> **Written exercise**:
Collect every line that includes the string "this".

> **Given records**:
# # #

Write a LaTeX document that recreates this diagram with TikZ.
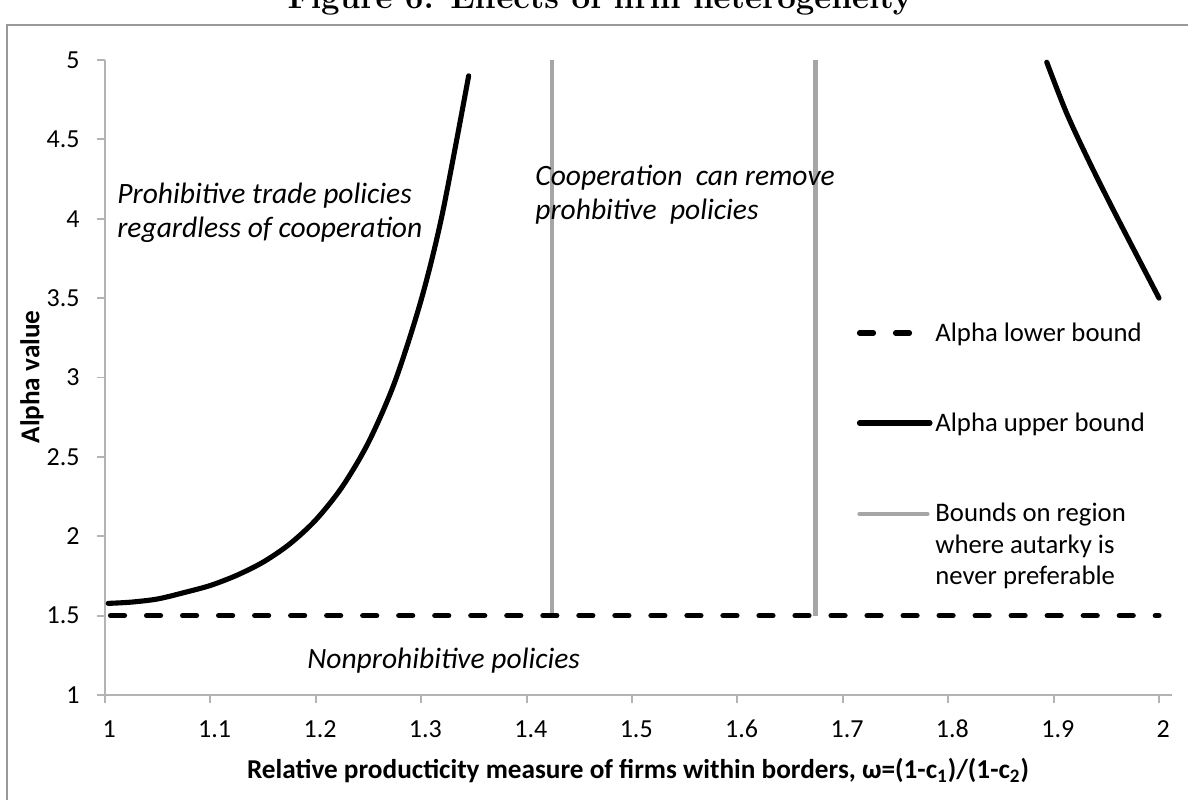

# # #

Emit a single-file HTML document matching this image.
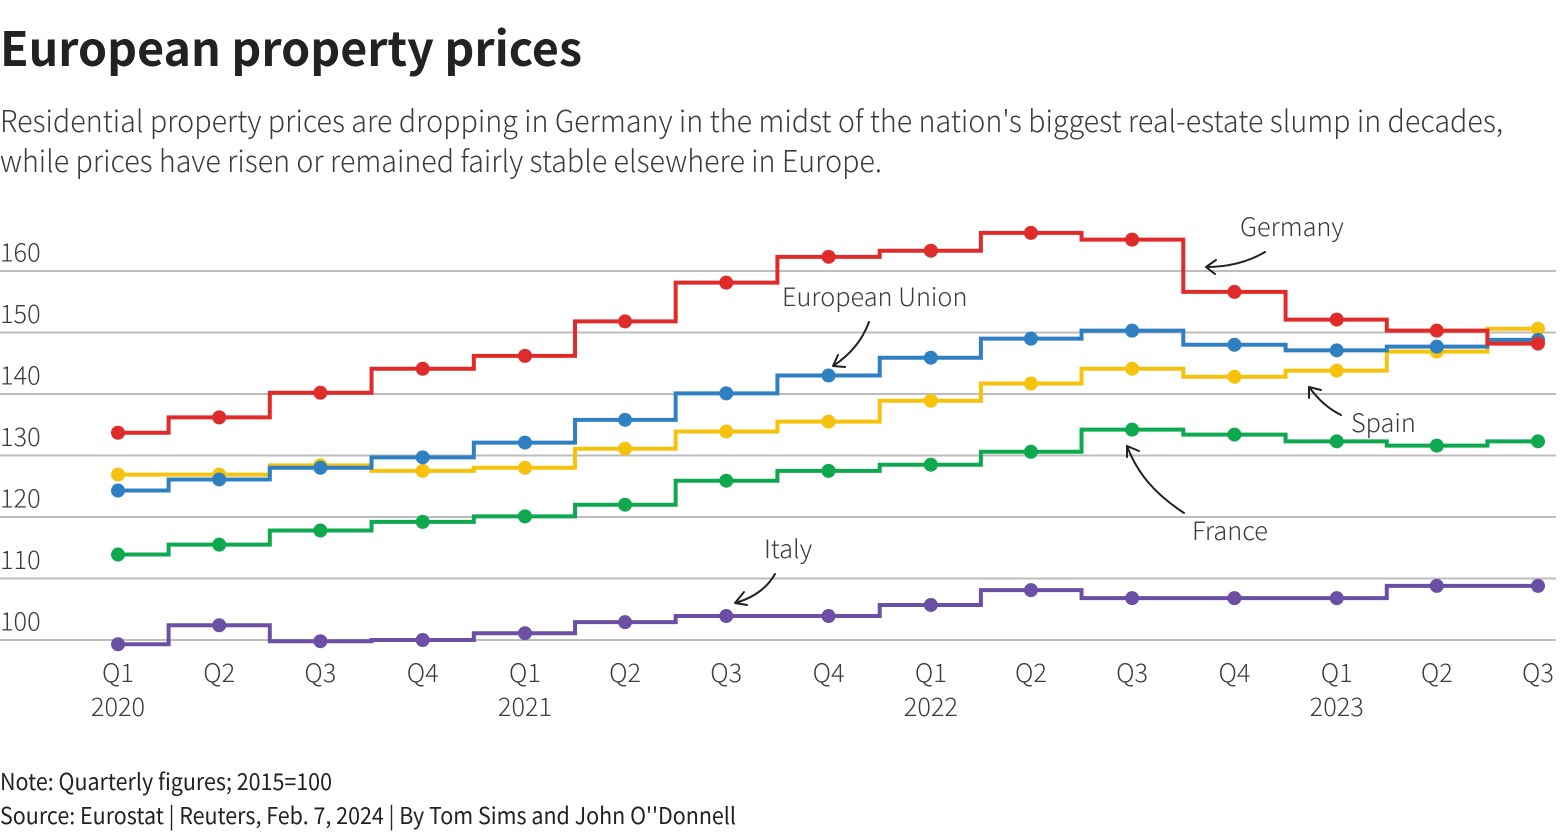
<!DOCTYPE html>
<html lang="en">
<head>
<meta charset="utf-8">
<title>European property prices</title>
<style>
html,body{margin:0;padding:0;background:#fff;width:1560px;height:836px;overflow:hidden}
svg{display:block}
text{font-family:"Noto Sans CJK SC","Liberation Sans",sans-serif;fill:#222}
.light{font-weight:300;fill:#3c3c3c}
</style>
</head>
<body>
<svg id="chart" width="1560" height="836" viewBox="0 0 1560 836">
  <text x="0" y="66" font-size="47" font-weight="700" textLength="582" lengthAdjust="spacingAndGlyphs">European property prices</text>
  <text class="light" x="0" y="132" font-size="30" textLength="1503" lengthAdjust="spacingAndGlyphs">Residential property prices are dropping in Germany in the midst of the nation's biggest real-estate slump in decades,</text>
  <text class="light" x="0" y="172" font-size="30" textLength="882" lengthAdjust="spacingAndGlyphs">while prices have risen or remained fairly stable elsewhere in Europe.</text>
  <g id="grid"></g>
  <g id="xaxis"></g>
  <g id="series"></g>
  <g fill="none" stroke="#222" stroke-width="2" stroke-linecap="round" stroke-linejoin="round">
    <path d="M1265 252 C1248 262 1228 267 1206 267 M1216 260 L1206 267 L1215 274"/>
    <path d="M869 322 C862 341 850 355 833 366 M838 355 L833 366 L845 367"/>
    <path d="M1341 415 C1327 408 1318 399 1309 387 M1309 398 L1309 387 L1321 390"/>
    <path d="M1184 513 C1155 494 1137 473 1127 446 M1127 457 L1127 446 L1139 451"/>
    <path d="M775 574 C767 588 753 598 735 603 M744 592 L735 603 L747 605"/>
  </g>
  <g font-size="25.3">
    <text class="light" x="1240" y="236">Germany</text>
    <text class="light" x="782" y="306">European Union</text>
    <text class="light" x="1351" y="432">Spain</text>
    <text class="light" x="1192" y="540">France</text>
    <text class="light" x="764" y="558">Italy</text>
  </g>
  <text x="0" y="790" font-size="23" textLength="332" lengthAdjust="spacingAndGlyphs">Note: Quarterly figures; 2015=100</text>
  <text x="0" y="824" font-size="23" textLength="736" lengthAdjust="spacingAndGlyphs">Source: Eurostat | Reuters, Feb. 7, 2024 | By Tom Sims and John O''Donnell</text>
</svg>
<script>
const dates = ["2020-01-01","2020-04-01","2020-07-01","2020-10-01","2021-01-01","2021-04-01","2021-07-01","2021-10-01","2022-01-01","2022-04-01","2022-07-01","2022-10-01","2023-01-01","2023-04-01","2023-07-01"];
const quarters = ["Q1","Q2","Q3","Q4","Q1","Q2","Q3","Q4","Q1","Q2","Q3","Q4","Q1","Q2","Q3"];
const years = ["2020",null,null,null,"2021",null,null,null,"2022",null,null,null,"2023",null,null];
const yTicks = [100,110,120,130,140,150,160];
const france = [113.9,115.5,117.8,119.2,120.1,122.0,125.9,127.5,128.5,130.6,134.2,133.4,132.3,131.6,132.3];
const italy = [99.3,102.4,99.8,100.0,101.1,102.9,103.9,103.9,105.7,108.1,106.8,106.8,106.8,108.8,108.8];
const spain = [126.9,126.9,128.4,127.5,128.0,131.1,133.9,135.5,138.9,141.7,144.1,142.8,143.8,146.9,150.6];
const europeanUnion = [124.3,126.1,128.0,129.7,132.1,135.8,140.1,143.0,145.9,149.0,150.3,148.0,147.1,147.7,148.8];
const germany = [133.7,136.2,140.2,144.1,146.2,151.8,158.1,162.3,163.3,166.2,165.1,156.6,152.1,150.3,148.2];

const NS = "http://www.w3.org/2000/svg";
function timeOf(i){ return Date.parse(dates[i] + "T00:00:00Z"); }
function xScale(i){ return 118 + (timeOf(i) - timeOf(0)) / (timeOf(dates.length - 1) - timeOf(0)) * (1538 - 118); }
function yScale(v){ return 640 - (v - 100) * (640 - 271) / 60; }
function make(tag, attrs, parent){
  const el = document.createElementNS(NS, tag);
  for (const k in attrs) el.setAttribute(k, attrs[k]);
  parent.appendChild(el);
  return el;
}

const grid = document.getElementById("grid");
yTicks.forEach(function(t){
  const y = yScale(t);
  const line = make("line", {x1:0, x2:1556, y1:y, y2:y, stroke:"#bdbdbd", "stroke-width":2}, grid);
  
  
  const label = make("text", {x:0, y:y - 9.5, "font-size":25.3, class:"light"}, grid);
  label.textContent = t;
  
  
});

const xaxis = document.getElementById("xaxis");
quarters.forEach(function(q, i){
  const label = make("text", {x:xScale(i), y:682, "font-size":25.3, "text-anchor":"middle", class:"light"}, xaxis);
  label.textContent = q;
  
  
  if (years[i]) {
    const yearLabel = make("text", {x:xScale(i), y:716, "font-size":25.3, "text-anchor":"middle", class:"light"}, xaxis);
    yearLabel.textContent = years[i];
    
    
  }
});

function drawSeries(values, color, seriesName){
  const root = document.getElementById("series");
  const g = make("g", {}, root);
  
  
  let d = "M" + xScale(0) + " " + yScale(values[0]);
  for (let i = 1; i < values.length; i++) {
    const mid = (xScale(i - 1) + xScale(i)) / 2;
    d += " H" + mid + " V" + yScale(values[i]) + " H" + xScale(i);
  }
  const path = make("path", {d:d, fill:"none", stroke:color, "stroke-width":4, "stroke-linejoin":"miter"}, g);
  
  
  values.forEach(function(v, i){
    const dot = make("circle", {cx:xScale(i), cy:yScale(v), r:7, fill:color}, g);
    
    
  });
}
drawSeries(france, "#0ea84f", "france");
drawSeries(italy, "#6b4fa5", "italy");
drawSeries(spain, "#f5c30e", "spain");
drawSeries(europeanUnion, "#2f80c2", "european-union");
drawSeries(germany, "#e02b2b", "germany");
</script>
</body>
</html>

# # #

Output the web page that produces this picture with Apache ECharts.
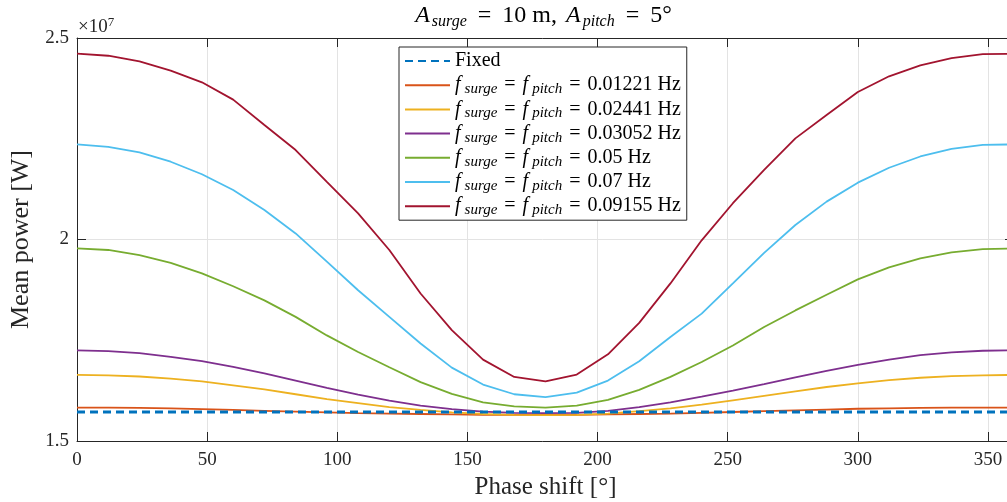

# # #

> **Full response**:
Write a LaTeX document that recreates this diagram with TikZ.
Emit a single-file HTML document matching this image.
Output the web page that produces this picture with Apache ECharts.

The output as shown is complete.